Use a sufficient number of guides to assist the reader in finding what he wants. A guide every twenty-five cards is not too many. Guides with plain tabs, half cut, are recommended for small libraries, as they are interchangeable in position, and give greater space for the headings. Printed guides with celluloided tabs and carefully selected headings should be purchased for larger libraries, as they save the librarian much time. (Cat. nos. 431500L, 431500S, 431250C, 43165.)
No library may be considered complete in its organization without proper shelf labels, which assist both the reader and the librarian in finding the books readily.
It is quite as important that a library should be well marked with shelf labels as it is for a city to be well provided with street signs. It is much easier for the searcher to read signs than it is to ask questions. Printed labels which fit all Library Bureau label holders are available and are more legible than handprinted labels. They bear the chief class numbers and the subject words they represent. Various sets have been compiled to meet the requirements of actual collections of books, from which a selection may be made to fit individual needs. (Cat. nos. 1376, 1377, 1378, 1379, 1383, 1384.)
Another very desirable help in the intelligent use of the library is a celluloid chart to hang on the end of a bookcase or on the wall near the shelving. Upon this are printed the one hundred divisions of the classification shown on p. 6-7. (Cat. no. 1046.)
Card catalog chart
To aid the reader in the use of the dictionary card catalog, a brief printed explanation with a few illustrations should be provided.
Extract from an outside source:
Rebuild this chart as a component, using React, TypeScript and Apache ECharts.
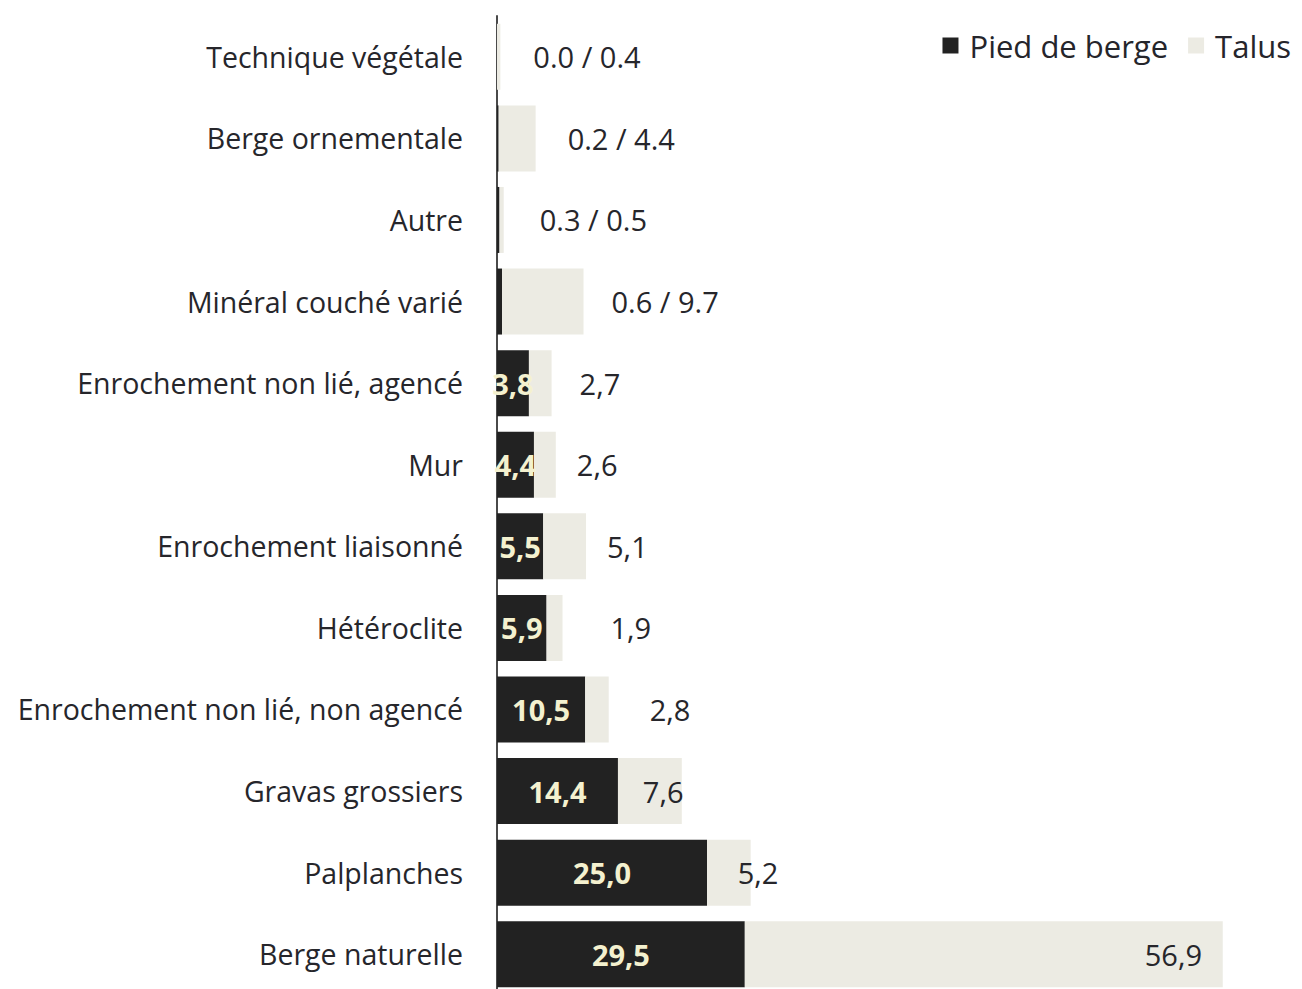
import React, { useEffect, useRef } from "react";
import * as echarts from "echarts";

const categories = [
  "Technique végétale",
  "Berge ornementale",
  "Autre",
  "Minéral couché varié",
  "Enrochement non lié, agencé",
  "Mur",
  "Enrochement liaisonné",
  "Hétéroclite",
  "Enrochement non lié, non agencé",
  "Gravas grossiers",
  "Palplanches",
  "Berge naturelle",
];
const piedValues = [0.0, 0.2, 0.3, 0.6, 3.8, 4.4, 5.5, 5.9, 10.5, 14.4, 25.0, 29.5];
const talusValues = [0.4, 4.4, 0.5, 9.7, 2.7, 2.6, 5.1, 1.9, 2.8, 7.6, 5.2, 56.9];
// horizontal shift of each talus label relative to the end of its bar (style)
const talusLabelShift = [33, 32, 36, 28, 28, 21, 21, 48, 41, -39, -13, -78];

const FONT = "'Open Sans', Lato, sans-serif";

export default function App() {
  const ref = useRef<HTMLDivElement>(null);
  useEffect(() => {
    if (!ref.current) return;
    const chart = echarts.init(ref.current, null, { renderer: "svg" });
    const fmtComma = (v: number) => v.toFixed(1).replace(".", ",");
    chart.setOption({
      animation: false,
      backgroundColor: "#ffffff",
      textStyle: { fontFamily: FONT },
      legend: {
        right: 6,
        top: 25,
        itemWidth: 16,
        itemHeight: 16,
        itemGap: 20,
        icon: "rect",
        textStyle: { fontSize: 31, color: "#25252b", fontFamily: FONT, padding: [0, 0, 0, 6] },
        data: ["Pied de berge", "Talus"],
      },
      grid: { left: 497, right: 49, top: 16, bottom: 5, containLabel: false },
      xAxis: {
        type: "value",
        min: 0,
        max: 90,
        show: false,
      },
      yAxis: {
        type: "category",
        data: categories,
        inverse: true,
        axisLine: { show: true, lineStyle: { color: "#4a4a4a", width: 2 } },
        axisTick: { show: false },
        axisLabel: {
          margin: 34,
          fontSize: 28.5,
          color: "#26262b",
          fontFamily: FONT,
        },
      },
      series: [
        {
          name: "Pied de berge",
          type: "bar",
          stack: "total",
          barWidth: 66,
          itemStyle: { color: "#222222" },
          label: {
            show: true,
            position: "inside",
            fontSize: 29,
            fontWeight: "bold",
            color: "#f4f1cf",
            fontFamily: FONT,
            formatter: (p: any) => (p.value >= 1 ? fmtComma(p.value) : ""),
          },
          data: piedValues,
        },
        {
          name: "Talus",
          type: "bar",
          stack: "total",
          barWidth: 66,
          itemStyle: { color: "#ecebe3" },
          label: {
            show: true,
            position: "right",
            distance: 0,
            fontSize: 29,
            color: "#26262b",
            fontFamily: FONT,
            formatter: (p: any) => {
              const i = p.dataIndex;
              const pied = piedValues[i];
              if (pied < 1) return `${pied.toFixed(1)} / ${talusValues[i].toFixed(1)}`;
              return fmtComma(talusValues[i]);
            },
          },
          data: talusValues.map((v, i) => ({
            value: v,
            label: { offset: [talusLabelShift[i], 0] },
          })),
        },
      ],
    });
    return () => chart.dispose();
  }, []);
  return (
    <div
      ref={ref}
      style={{ position: "fixed", left: 0, top: 0, width: 1302, height: 1000 }}
    />
  );
}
This is available in two printed forms, one on celluloid, a companion piece to the classification chart, intended to hang near the catalog, and another in the form of a guide card for use in each drawer of the card catalog cabinet. (Cat. nos. 1048, 1195.)
IN any library it is important to keep a record of the current periodicals in order to show whether all the copies to date have been received, also to give information as to expirations, renewals of subscriptions, cost, etc.
Specially ruled cards are much used for this purpose. They provide a convenient method and ample space for checking daily, weekly, and monthly publications. ( Cat. nos. 1105.1, 1106.1.)